The governor praised the actions of many European and Chinese citizens in carrying out life-saving rescues, and agreed to develop an early warning system for the Hong Kong Observatory, for future typhoon alerts. The governor reported that emergency relief funds of HK$10,000 had been received from overseas Chinese living in San Francisco. In addition local Chinese in the colony had made donations of HK$80,000 within just a few days of the calamity, partially through the efforts of the Tung Wah Hospitals Group, Po Leung Kuk, and the District Watchmen Committee.

Initial contemporary reports estimated a loss of life of 'about 10,000', and later reports suggest it was 16,000, or '5% of the 320,000-strong population in Hong Kong at that time'

The British military authority approved a team of 150 people to help the colonial government clear up the wreckage in the port. Meanwhile, the 1906 typhoon had exerted a great blow and delay to the Hong Kong cargo shipping business, an estimated 2,983 fishing boats and 670 ocean-going vessels were broken up and the wharf and warehouse facilities damaged, suffering from a million dollar loss.

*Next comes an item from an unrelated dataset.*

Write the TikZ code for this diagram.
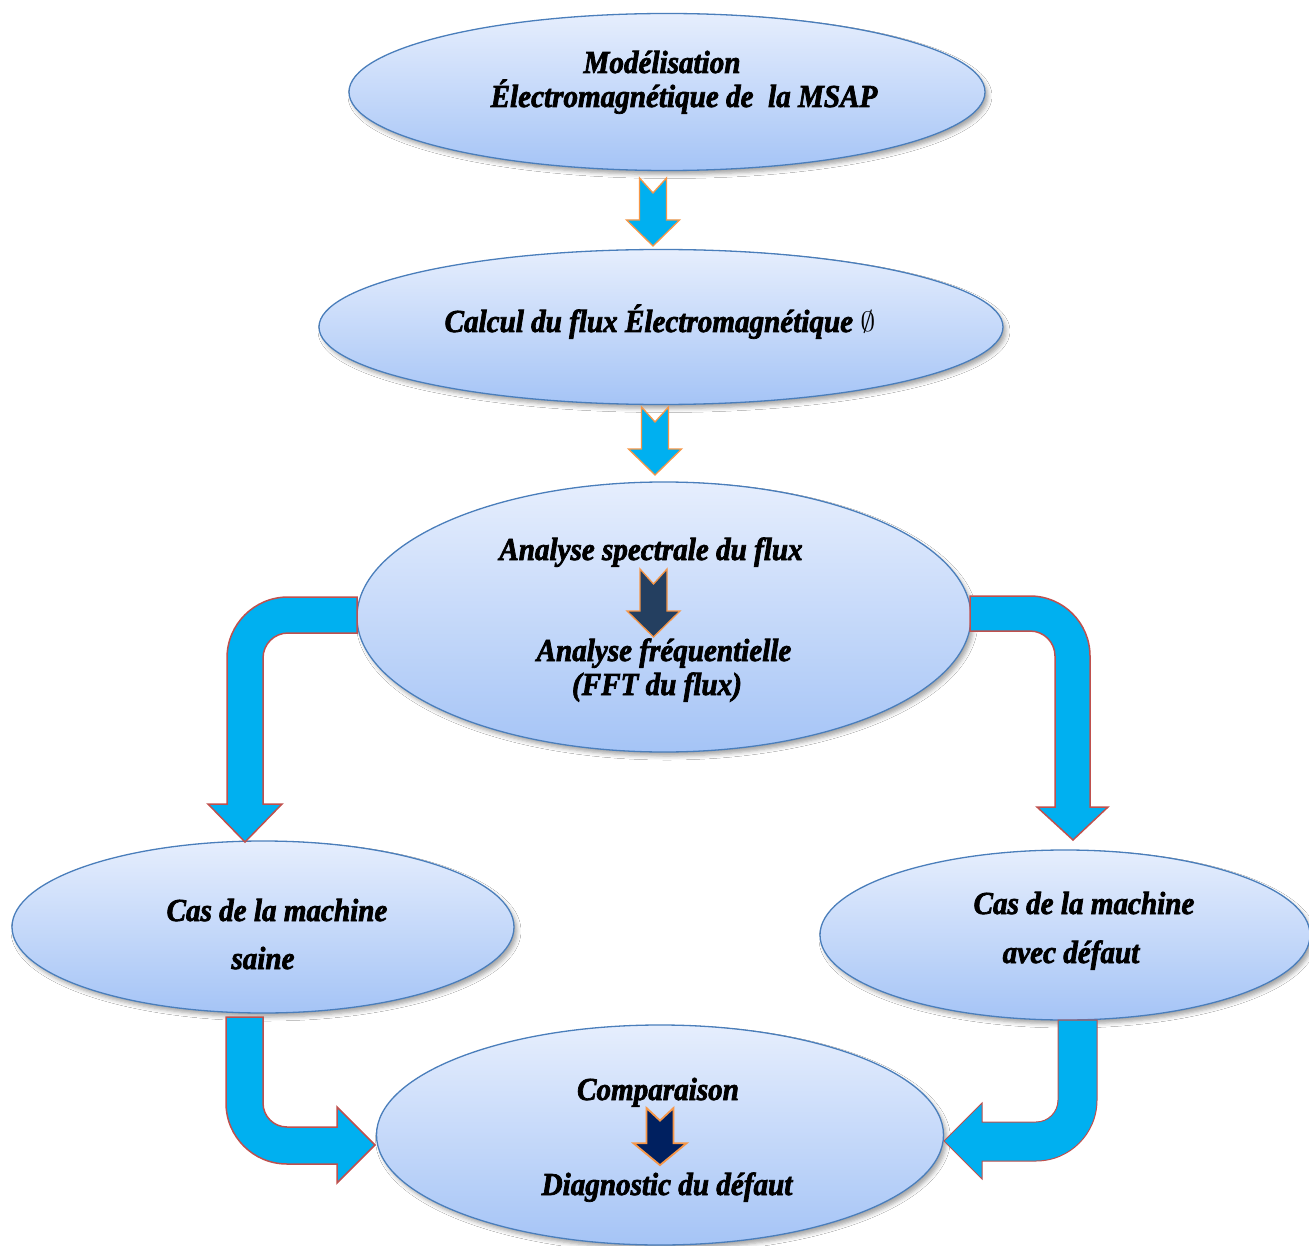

A report of committee appointed to enquire whether earlier warning of the typhoon of 18 September 1906 could have been given to shipping was chaired by Sir Henry Spencer Berkeley, KC (Hong Kong Attorney General, 1902–06) and together with three more members (Lieutenant Butterworth of the Royal Navy, Mr Skottowe of Eastern Extension Telegraph Co., and Captain Sommerville, Steamship Master of ), they met and gave their findings to the Hong Kong Governor on 23 October 1906. The committee reviewed the conflicting evidence, and reported that they did not find any indication of a typhoon approaching Hong Kong before 7.44 am on 18 September (Tuesday morning), and that warning by the hoisting of the Black Drum (indicating an existence of a typhoon to the east of the Hong Kong within 300 miles) on the Tuesday morning was performed as soon as possible.